Explaining the concept of Data information

hartmans · June 17, 2024, 9:21pm

I still think there’s a fairly deep divide about what the preferred form of modification is. Unfortunately, even more than with traditional software, it depends on what you want to do.
Some contributions to the discussion talked about fine tuning, transfer learning, and other techniques where the model weights actually are more of a preferred form of modification than the data.

As a software developer, retraining something like Mistral 7b is entirely outside of my budget or current capability.
If I want to exercise my freedom to use, to modify, or to share a LLM, the model weights are the form I need and want.
Modifying a model from its weights through techniques like pre-training is how I would go about modifying a model.

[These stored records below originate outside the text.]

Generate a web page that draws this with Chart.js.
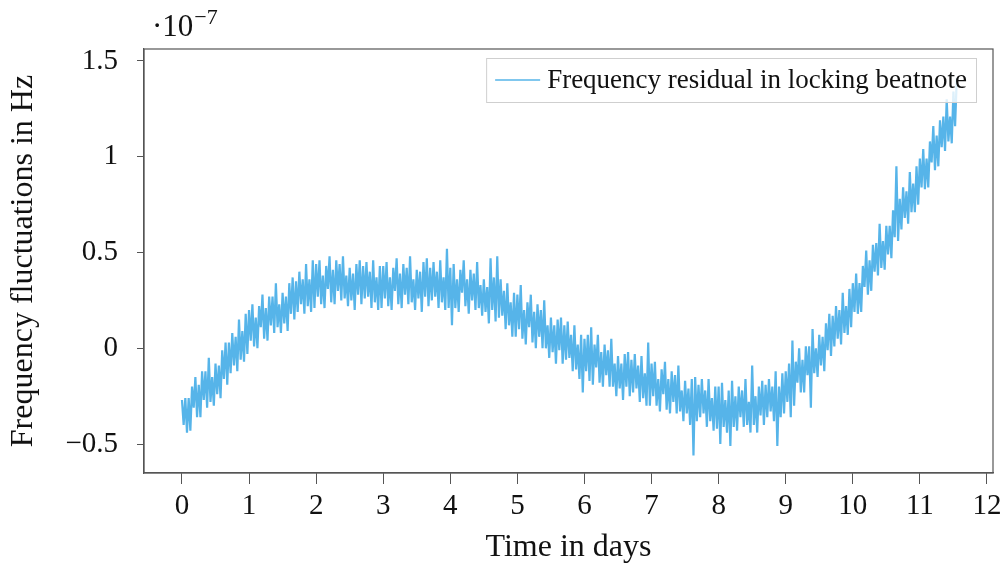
<!DOCTYPE html>
<html>
<head>
<meta charset="utf-8">
<script src="https://cdn.jsdelivr.net/npm/chart.js@4/dist/chart.umd.min.js"></script>
<style>
  html, body { margin: 0; padding: 0; background: #fff; }
  canvas { display: block; }
</style>
</head>
<body>
<canvas id="chart" width="1008" height="567"></canvas>
<script>
// frequency residual, in units of 1e-7 Hz, one sample every 0.025 days
const dayStep = 0.025;
const day00 = [-0.27,-0.40,-0.26,-0.44,-0.26,-0.43,-0.20,-0.31,-0.15,-0.36,
  -0.19,-0.36,-0.12,-0.27,-0.12,-0.31,-0.05,-0.28,-0.15,-0.30,
  -0.08,-0.24,-0.09,-0.26,-0.01,-0.16,0.03,-0.19,0.03,-0.13,
  0.08,-0.09,0.06,-0.12,0.15,-0.06,0.09,-0.07,0.18,-0.03];
const day01 = [0.20,0.04,0.23,0.01,0.16,0.00,0.22,0.11,0.28,0.05,
  0.21,0.04,0.27,0.12,0.27,0.08,0.34,0.11,0.23,0.08,
  0.29,0.13,0.27,0.09,0.34,0.18,0.37,0.15,0.35,0.19,
  0.40,0.23,0.36,0.18,0.44,0.22,0.36,0.19,0.46,0.21];
const day02 = [0.44,0.27,0.46,0.23,0.38,0.21,0.43,0.31,0.48,0.24,
  0.41,0.23,0.46,0.30,0.44,0.25,0.48,0.26,0.38,0.22,
  0.42,0.25,0.39,0.20,0.44,0.28,0.46,0.23,0.43,0.26,
  0.45,0.27,0.40,0.21,0.46,0.24,0.37,0.20,0.43,0.21];
const day03 = [0.43,0.26,0.45,0.22,0.37,0.20,0.42,0.30,0.47,0.23,
  0.39,0.21,0.44,0.28,0.42,0.23,0.48,0.24,0.36,0.20,
  0.41,0.26,0.40,0.19,0.45,0.27,0.47,0.22,0.42,0.25,
  0.45,0.27,0.40,0.21,0.46,0.24,0.37,0.20,0.52,0.21];
const day04 = [0.42,0.12,0.44,0.21,0.36,0.19,0.41,0.29,0.46,0.22,
  0.36,0.18,0.41,0.25,0.39,0.20,0.45,0.21,0.33,0.17,
  0.36,0.19,0.32,0.13,0.47,0.20,0.37,0.14,0.48,0.16,
  0.36,0.17,0.30,0.10,0.34,0.12,0.24,0.06,0.29,0.06];
const day05 = [0.28,0.10,0.33,0.05,0.20,0.02,0.24,0.11,0.28,0.03,
  0.19,0.00,0.23,0.06,0.20,0.00,0.25,0.00,0.12,-0.05,
  0.16,-0.02,0.12,-0.08,0.15,-0.01,0.16,-0.08,0.12,-0.06,
  0.14,-0.05,0.07,-0.12,0.12,-0.11,0.02,-0.16,0.07,-0.23];
const day06 = [0.05,-0.12,0.07,-0.17,0.11,-0.19,0.02,-0.10,0.07,-0.18,
  -0.02,-0.20,0.02,-0.14,-0.01,-0.20,0.05,-0.20,-0.08,-0.25,
  -0.04,-0.21,-0.08,-0.27,-0.03,-0.20,-0.02,-0.25,-0.06,-0.23,
  -0.03,-0.21,-0.09,-0.28,-0.04,-0.26,-0.13,-0.30,0.03,-0.30];
const day07 = [-0.08,-0.25,-0.07,-0.30,-0.16,-0.33,-0.11,-0.24,-0.07,-0.32,
  -0.16,-0.34,-0.12,-0.28,-0.14,-0.34,-0.09,-0.33,-0.22,-0.38,
  -0.17,-0.34,-0.21,-0.40,-0.16,-0.56,-0.15,-0.38,-0.19,-0.36,
  -0.16,-0.34,-0.22,-0.41,-0.16,-0.38,-0.26,-0.43,-0.20,-0.42];
const day08 = [-0.20,-0.50,-0.18,-0.41,-0.27,-0.44,-0.22,-0.51,-0.17,-0.41,
  -0.25,-0.43,-0.20,-0.36,-0.22,-0.41,-0.16,-0.40,-0.28,-0.44,
  -0.09,-0.40,-0.25,-0.44,-0.20,-0.35,-0.17,-0.40,-0.19,-0.36,
  -0.16,-0.33,-0.20,-0.38,-0.12,-0.51,-0.20,-0.36,-0.13,-0.34];
const day09 = [-0.12,-0.28,-0.08,-0.36,0.04,-0.30,-0.07,-0.18,0.00,-0.23,
  -0.06,-0.23,0.01,-0.14,0.01,-0.31,0.10,-0.13,0.00,-0.15,
  0.07,-0.09,0.06,-0.12,0.13,-0.01,0.18,-0.04,0.17,0.01,
  0.22,0.05,0.20,0.02,0.29,0.08,0.22,0.07,0.31,0.11];
const day10 = [0.34,0.19,0.39,0.18,0.34,0.19,0.43,0.32,0.51,0.28,
  0.46,0.30,0.54,0.40,0.55,0.38,0.65,0.42,0.56,0.41,
  0.64,0.49,0.64,0.47,0.72,0.58,0.95,0.56,0.78,0.62,
  0.84,0.68,0.82,0.65,0.92,0.71,0.86,0.71,0.95,0.75];
const day11 = [0.99,0.84,1.04,0.83,0.99,0.84,1.08,0.97,1.16,0.93,
  1.11,0.95,1.19,1.05,1.21,1.03,1.30,1.08,1.21,1.07,
  1.34,1.16,1.41];

const days = [day00, day01, day02, day03, day04, day05, day06, day07, day08, day09, day10, day11];
const xTicks = [0, 1, 2, 3, 4, 5, 6, 7, 8, 9, 10, 11, 12];
const yTicks = [-0.5, 0, 0.5, 1, 1.5];
const seriesLabel = 'Frequency residual in locking beatnote';

const points = [];
days.forEach((vals, d) => {
  vals.forEach((v, i) => points.push({ x: d + i * dayStep, y: v }));
});

const FONT = "'Liberation Serif', 'Times New Roman', serif";
const LINE = '#56B4E9';
const AXIS = '#555';

const fmt = v => (v < 0 ? '\u2212' + Math.abs(v) : String(v));

// frame, legend and exponent label, pgfplots style
const decor = {
  id: 'decor',
  afterDatasetsDraw(chart) {
    const { ctx, chartArea: a } = chart;
    ctx.save();
    ctx.strokeStyle = AXIS;
    ctx.lineWidth = 1.2;
    ctx.strokeRect(a.left, a.top, a.right - a.left, a.bottom - a.top);

    // legend box
    ctx.font = '27px ' + FONT;
    const tw = ctx.measureText(seriesLabel).width;
    const bw = tw + 70, bh = 44;
    const bx = a.right - 17 - bw, by = a.top + 9;
    ctx.fillStyle = 'rgba(255,255,255,0.8)';
    ctx.fillRect(bx, by, bw, bh);
    ctx.strokeStyle = '#cfcfcf';
    ctx.lineWidth = 1;
    ctx.strokeRect(bx + 0.5, by + 0.5, bw, bh);
    ctx.strokeStyle = LINE;
    ctx.lineWidth = 1.4;
    ctx.beginPath();
    ctx.moveTo(bx + 9, by + bh / 2);
    ctx.lineTo(bx + 54, by + bh / 2);
    ctx.stroke();
    ctx.fillStyle = '#111';
    ctx.textBaseline = 'middle';
    ctx.fillText(seriesLabel, bx + 61, by + bh / 2 + 1);

    // scale factor
    ctx.textBaseline = 'alphabetic';
    ctx.font = '31px ' + FONT;
    ctx.fillText('\u00b710', a.left + 8, 36);
    const w = ctx.measureText('\u00b710').width;
    ctx.font = '22px ' + FONT;
    ctx.fillText('\u22127', a.left + 8 + w + 1, 24);
    ctx.restore();
  }
};

new Chart(document.getElementById('chart'), {
  type: 'line',
  data: {
    datasets: [{
      label: seriesLabel,
      data: points,
      borderColor: LINE,
      borderWidth: 2.2,
      pointRadius: 0,
      tension: 0,
      fill: false
    }]
  },
  options: {
    responsive: false,
    animation: false,
    layout: { padding: { top: 49, right: 15, left: 0, bottom: 0 } },
    plugins: { legend: { display: false }, tooltip: { enabled: false } },
    scales: {
      x: {
        type: 'linear',
        min: -0.566,
        max: 12.09,
        afterBuildTicks: s => { s.ticks = xTicks.map(v => ({ value: v })); },
        afterFit: s => { s.height = 94; },
        grid: { drawOnChartArea: false, drawTicks: true, tickLength: 11, color: AXIS, lineWidth: 1 },
        border: { display: true, color: AXIS, width: 1.2 },
        ticks: { color: '#111', font: { family: FONT, size: 29 }, padding: 5, maxRotation: 0, callback: fmt },
        title: { display: true, text: 'Time in days', color: '#111', font: { family: FONT, size: 32 }, padding: { top: 0, bottom: 0 } }
      },
      y: {
        type: 'linear',
        min: -0.651,
        max: 1.5625,
        afterBuildTicks: s => { s.ticks = yTicks.map(v => ({ value: v })); },
        afterFit: s => { s.width = 144; },
        grid: { drawOnChartArea: false, drawTicks: true, tickLength: 7, color: AXIS, lineWidth: 1 },
        border: { display: true, color: AXIS, width: 1.2 },
        ticks: { color: '#111', font: { family: FONT, size: 29 }, padding: 19, callback: fmt },
        title: { display: true, text: 'Frequency fluctuations in Hz', color: '#111', font: { family: FONT, size: 32 }, padding: { top: 4, bottom: 0 } }
      }
    }
  },
  plugins: [decor]
});
</script>
</body>
</html>
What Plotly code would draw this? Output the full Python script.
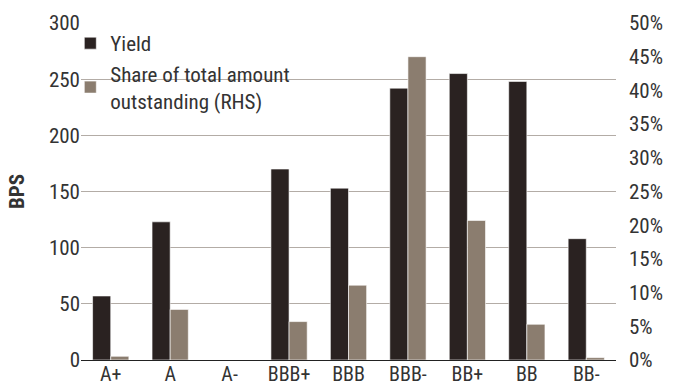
import plotly.graph_objects as go

ratings = ["A+", "A", "A-", "BBB+", "BBB", "BBB-", "BB+", "BB", "BB-"]
yield_bps = [57, 123, 0, 170, 153, 242, 255, 248, 108]
share_pct = [0.55, 7.5, 0, 5.7, 11.1, 45.0, 20.7, 5.3, 0.35]

YIELD_COLOR = "#2a2221"
SHARE_COLOR = "#8b7d6f"
FONT = "Liberation Sans Narrow, Roboto Condensed, Roboto, sans-serif"
TEXT = "#333333"
FS = 21

fig = go.Figure()
fig.add_trace(go.Bar(
    x=ratings, y=yield_bps, name="Yield",
    marker=dict(color=YIELD_COLOR, line=dict(color="white", width=0.6)),
    offsetgroup="y", yaxis="y",
))
fig.add_trace(go.Bar(
    x=ratings, y=[v / 100 for v in share_pct],
    name="Share of total amount<br>outstanding (RHS)",
    marker=dict(color=SHARE_COLOR, line=dict(color="white", width=0.6)),
    offsetgroup="s", yaxis="y2",
))

fig.update_layout(
    width=673, height=387,
    margin=dict(l=81, r=57, t=23, b=27, autoexpand=False),
    paper_bgcolor="white", plot_bgcolor="white",
    font=dict(family=FONT, size=FS, color=TEXT),
    barmode="group", bargap=0.39, bargroupgap=0,
    showlegend=True,
    legend=dict(x=-0.02, y=1.0, xanchor="left", yanchor="top",
                bgcolor="rgba(0,0,0,0)", font=dict(size=FS, color=TEXT),
                tracegroupgap=0, itemwidth=30, traceorder="normal"),
    xaxis=dict(showgrid=False, showline=True, linecolor="#222222", linewidth=1.2,
               ticks="", tickfont=dict(size=20), automargin=False,
               ticklabelstandoff=-4),
    yaxis=dict(range=[0, 300], dtick=50, showgrid=True, gridcolor="#b3aca6",
               gridwidth=1, zeroline=False, showline=False, ticks="",
               automargin=False,
               title=dict(text="<b>BPS</b>", standoff=18, font=dict(size=FS))),
    yaxis2=dict(range=[0, 0.5], dtick=0.05, tickformat=".0%", overlaying="y",
                side="right", showgrid=False, zeroline=False, showline=False,
                ticks="", ticklabelstandoff=12, automargin=False),
)

fig.write_html("out.html")
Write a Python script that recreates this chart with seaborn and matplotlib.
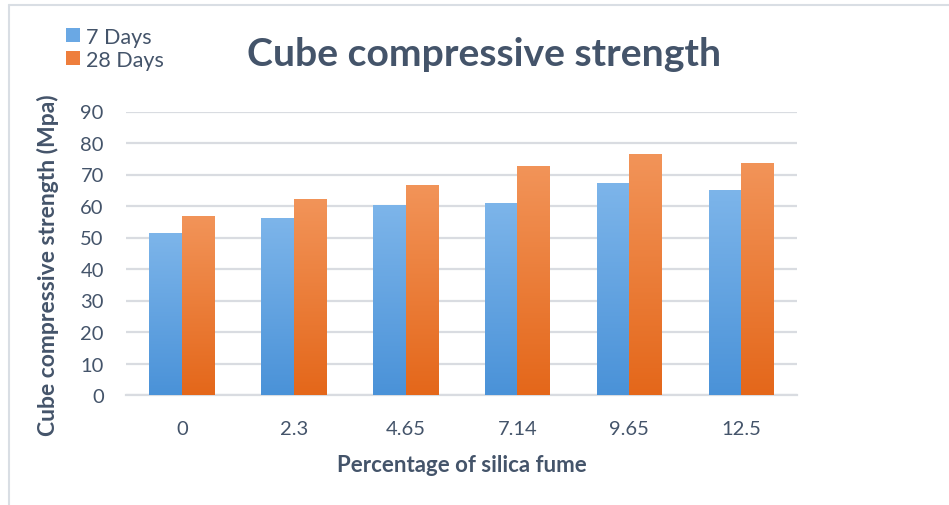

On the other hand, if I want to exercise my freedom to understand a model, then I start to care about the training data. In many ways data information is going to help me more with that understanding than the raw data. I am probably going to gain more information than a description of the data than the raw data itself.

I’d like to explore the possibility that a lot of this disagreement boils down to how we rank each of the freedoms.
For myself, i rank the freedom to use and modify most highly. I care most that there be high-quality LLMs available without use restrictions with open components. So for me, I would prefer to relax the requirements on data even beyond what is in draft 0.0.8. My fear is that if there are not high quality AI models that meet the definition, it will not have enough initial relevance to have market impact.

On the other hand if you are a researcher, focused on understanding as the primary freedom you care about, then getting as strong of a requirement for openness of data as you can might be important.